These works represent the first stage of the attempt to make books out of the life of Abraham Lincoln. The outline of the life itself is meager in all of them, and they are well padded with campaign speeches; and the last of them, with full and interesting details of the funeral services of Lincoln, the death of Booth, and other matter lifted from the newspapers of the period.
The second epoch began with the publication of the Life of Abraham Lincoln by John G. Holland in 1865. It was by all odds the best of the books that undertook within a few years after his death to tell the story of the life of Lincoln, with some estimate of his place in history. It is also the book which began the controversy concerning Lincoln's religion.
The third period was introduced by the biography of Abraham Lincoln by Ward Hill Lamon, which was issued in 1872. It was based upon manuscripts that had been collected by William H. Herndon, who was supposed to have had a considerable share in the work of its preparation. Herndon emphatically denied writing any part of it, and said in a letter to Mr. Horace White that it was written for Lamon by Chauncey F. Black, son of J. S. Black, a member of Buchanan's cabinet and a political enemy of Lincoln (Newton: Lincoln and Herndon, p. 307). This valuable but unwisely written book, containing many things offensive to good taste, occasioned much controversy for its stark realism and what seemed to many of Lincoln's friends misrepresentations. Some of the intimate friends of Lincoln are alleged to have bought a considerable part of the edition and destroyed the books, but copies are in the principal libraries and in the best private collections.
Unterrified by the reception which had been accorded Lamon's work, William H. Herndon, for twenty years Lincoln's law partner, assisted by Jesse W. Weik, published in 1889 a Life of Lincoln, in three volumes.[1] The storm of denunciation that beat upon Herndon's head was fierce and long. The greater part of the edition disappeared. Libraries that contain it keep it under lock and key, and the prices bid for it at occasional book auctions contrast strikingly with those for which it went begging immediately after it was issued. Four years later, assisted by Mr. Horace White, Mr. Herndon reissued the book in two volumes, with those passages elided which had given greatest offense.
These two biographies mark the rise and high-water mark of the demand for "the real Lincoln"; and nobody can deny that they were quite sufficiently realistic.
The next stage in the Lincoln biography was the ten-volume Life of Lincoln by his former secretaries, John G. Nicolay and John Hay. It was issued in 1890, and called itself "a history." It is a history rather than a biography; the biographical material in it was condensed into a single volume by Mr. Nicolay in 1904. This work is monumental, and may be said to attempt the giving of materials for the complete Lincoln rather than to be in itself an effort within the proper limits of biography.
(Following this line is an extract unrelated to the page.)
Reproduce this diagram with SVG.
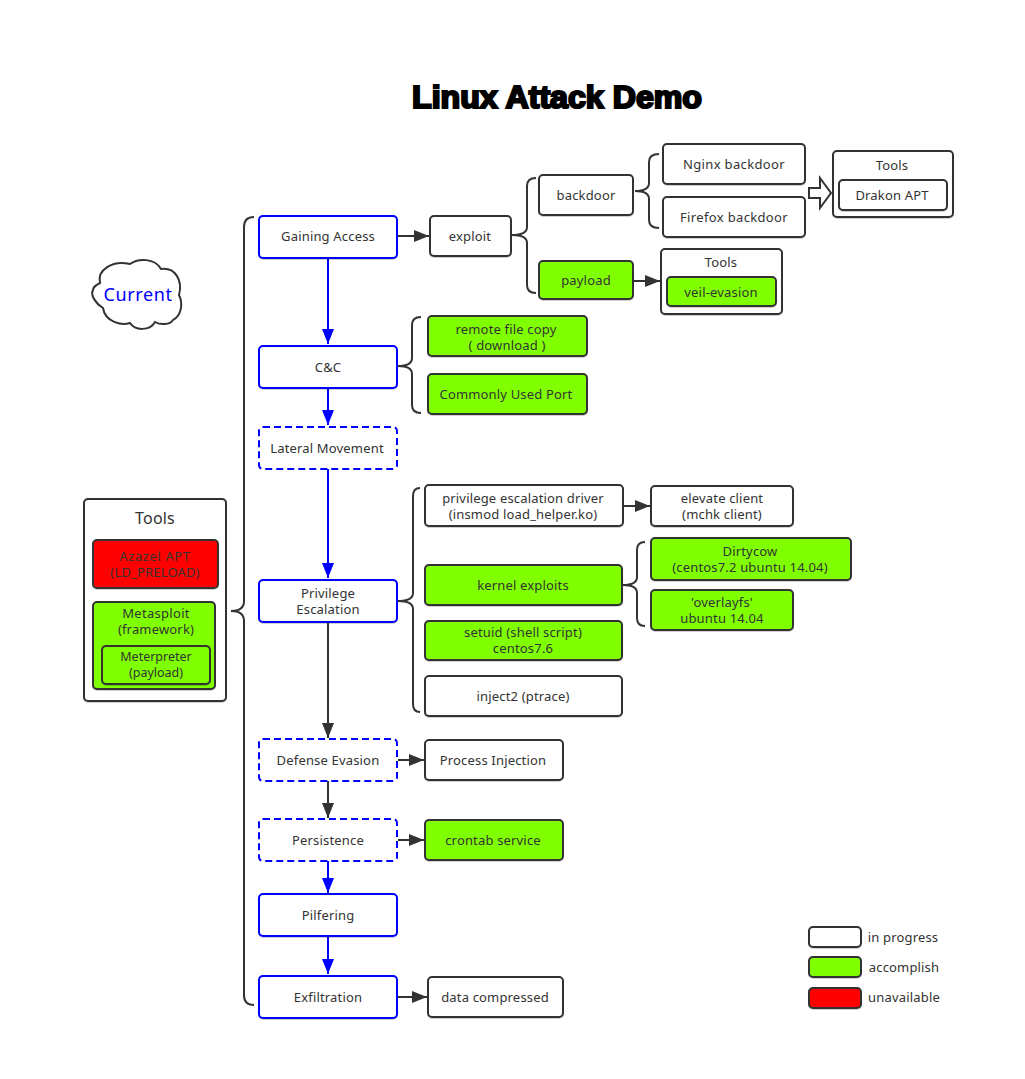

The two-volume biography by John T. Morse, Jr., issued in 1893, was the first constructive piece of work in this field after the Nicolay and Hay material had become available; and it remains in some respects the best short Life of Abraham Lincoln; though the author's New England viewpoint militates against his correct appraisal of many features of the life of Lincoln.
The next period may be said to be the period of the magazine Lincoln, and to be represented at its best by the work of Ida M. Tarbell, which first appeared in McClure's Magazine, beginning in 1895, and was subsequently issued in book form in several editions beginning in 1900. This was a pictorial biography, with much new illustrative and documentary material, and is of permanent value.